European Court passes judgment in favor of Azerbaijani journalist hiding in Swiss embassy
The Chamber of seven judges of the European Court of Human Rights passed unanimous judgment regarding the case of the Azerbaijani journalist Emin Huseynov, who was arrested at a café in Baku in 2008 and who had to be admitted to intensive care in a hospital following his release from police custody. The Court found that Mr Huseynov had been ill-treated during his arrest and whilst in police detention and that there had been no effective investigation in this respect. It further found that he had been unlawfully deprived of his liberty and that the police intervention had amounted to an unlawful interference with his freedom of assembly. The judgment is available on the website of the European Court.
The Court noted that Huseynov was in good health when taken into police custody yet he left the police station in an ambulance and was unconscious. The Court also found that Huseynov’s arrest and detention on 14 June 2008 had been arbitrary and unlawful.
The Court held that Azerbaijan was to pay Mr Huseynov EUR 15,000 in respect of non-pecuniary damage and EUR 5,000 in respect of costs and expenses.

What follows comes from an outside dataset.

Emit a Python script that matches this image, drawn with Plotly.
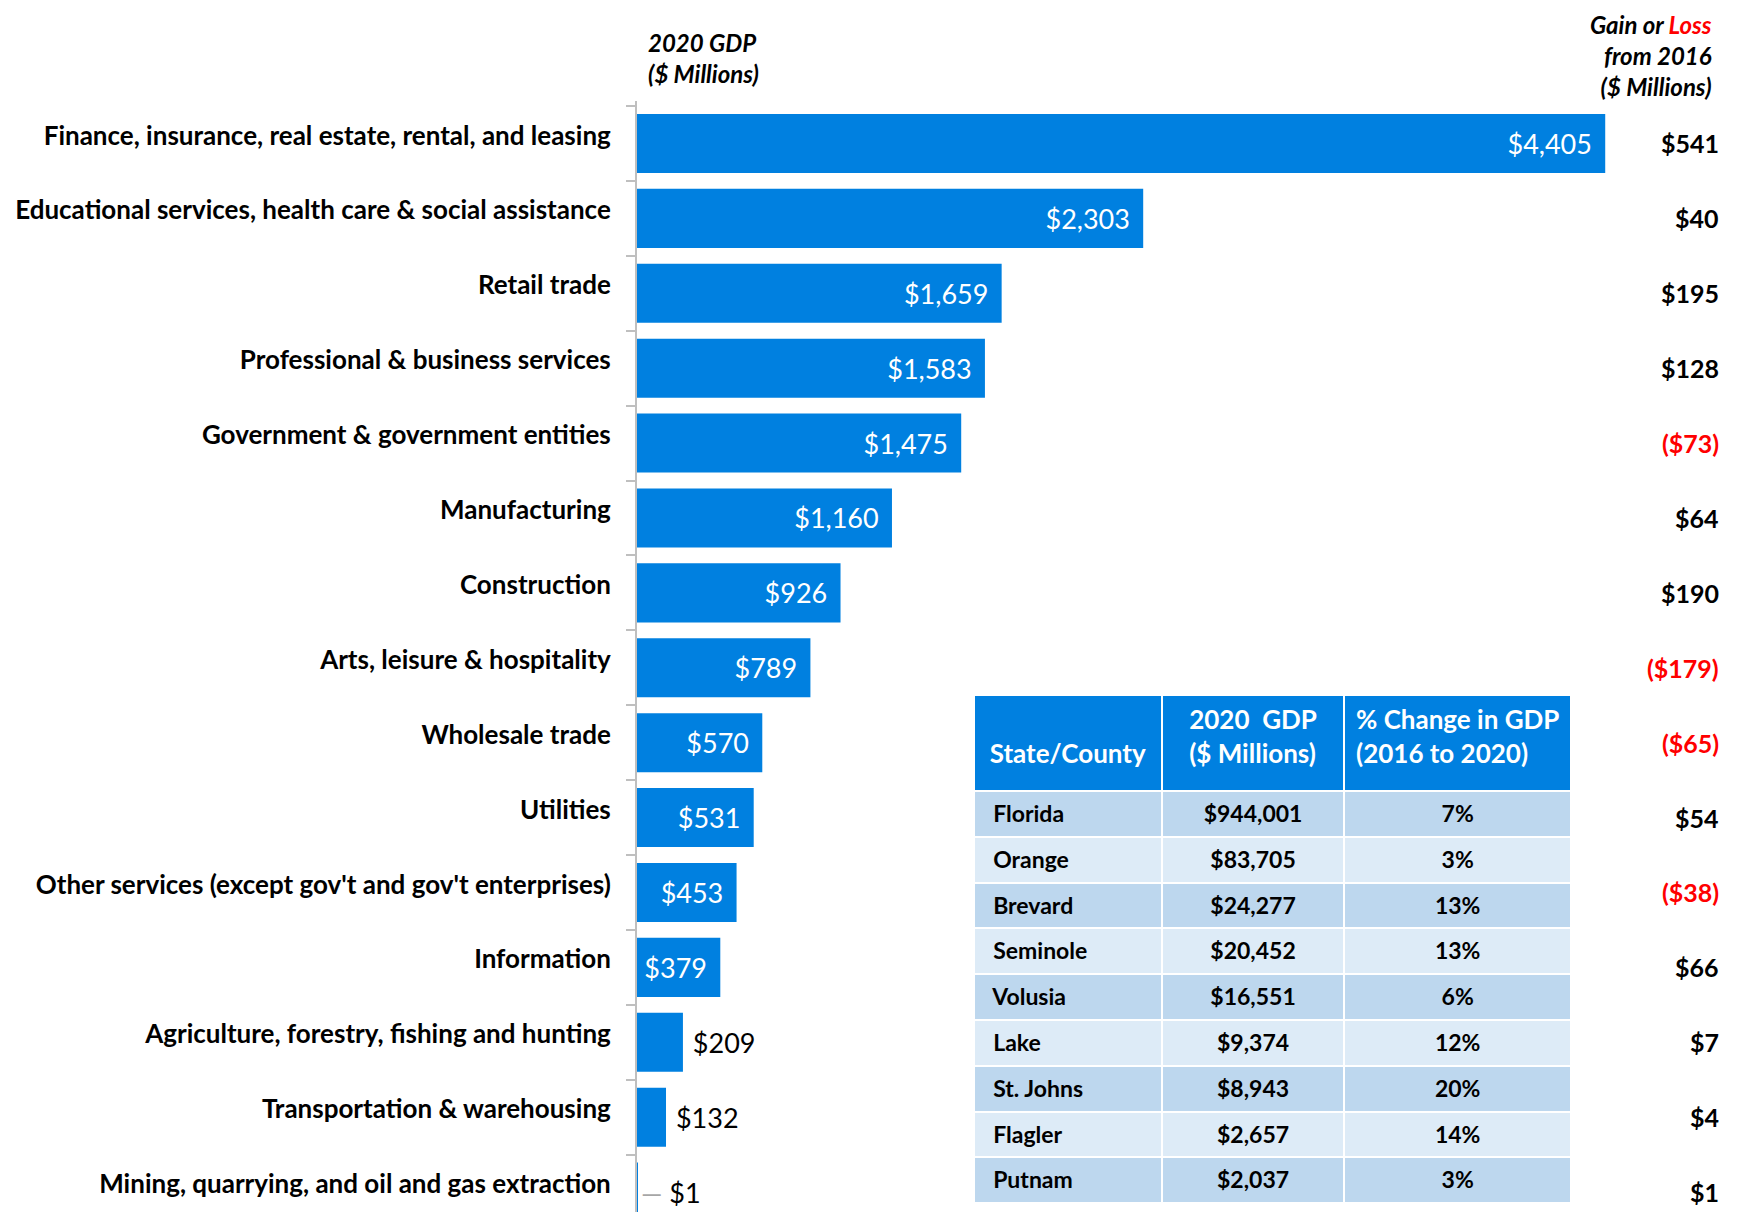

In August 2014 the police searched the IRFS offices, whose chairman is Huseynov, and confiscating the computers and the documents, sealed the office. After that, Emin Huseynov has taken refuge in the Swiss Embassy in Baku since August 18 to escape the authorities’ repressions. He faces charges under three articles of the Criminal Code of Azerbaijan – 308 (abuse of power), 213 (tax evasion) and 192 (illegal entrepreneurship). Human rights groups consider those charges politically motivated. Last time when he was arrested in 2008 for attending a party to celebrate Che Guevara’s birthday, the police beat him so badly that he got head trauma.